Stop treating noise as a tax. Treat it as a resource. If Extropic’s Z1 delivers even a slice of its promise, AI’s power curve can bend. If not, we still gain sharper tools for sampling and the best hardware random source we’ve ever seen. Either way, the experiment is worth it.
It’s time to fund open benchmarks, back pilot deployments, and set energy targets that reward real efficiency. Let’s measure what matters and push computing to match the math our models already live by.
Frequently Asked Questions
Q: How is a probabilistic bit different from a normal transistor?
A standard transistor is forced into strict on/off states. A probabilistic bit operates near a thermal threshold, flipping between states with a controllable probability.
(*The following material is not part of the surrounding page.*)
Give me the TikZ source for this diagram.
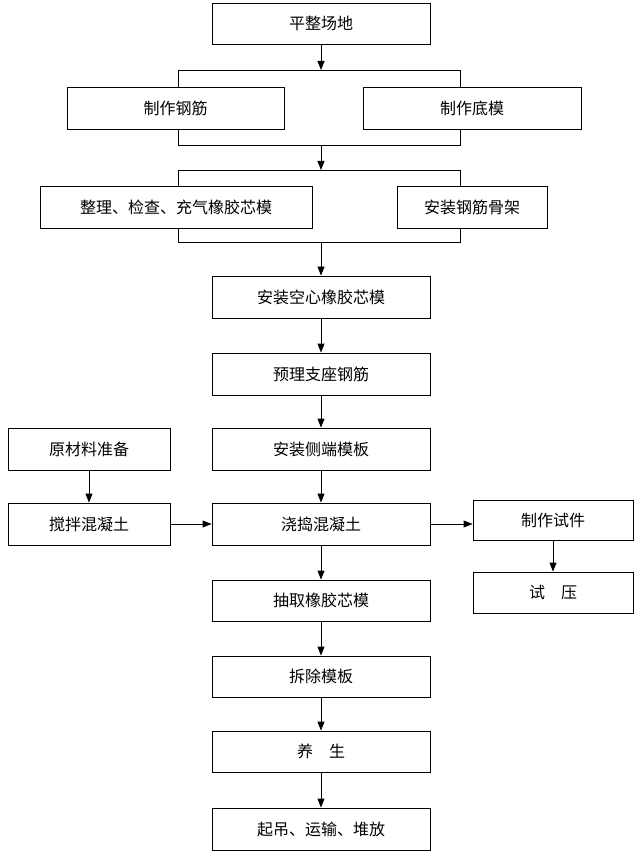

Q: Why could this cut AI’s energy use?
Many AI tasks require sampling. Today we simulate randomness with lots of operations. Thermodynamic chips tap physical noise directly, reducing wasted work.
Q: What workloads are the best early fit?
Generative inference, optimization, anomaly detection, and Monte Carlo methods benefit first. They rely on drawing many samples rather than producing one fixed answer.
Q: What are the main technical risks?
Scaling introduces unwanted coupling in analog networks and can bias results. Keeping “good” noise while suppressing the rest at large sizes is tough.
Q: How would developers actually use this?
They will need new libraries and abstractions that map models to sampling hardware. Conversion tools from common frameworks will be key to adoption.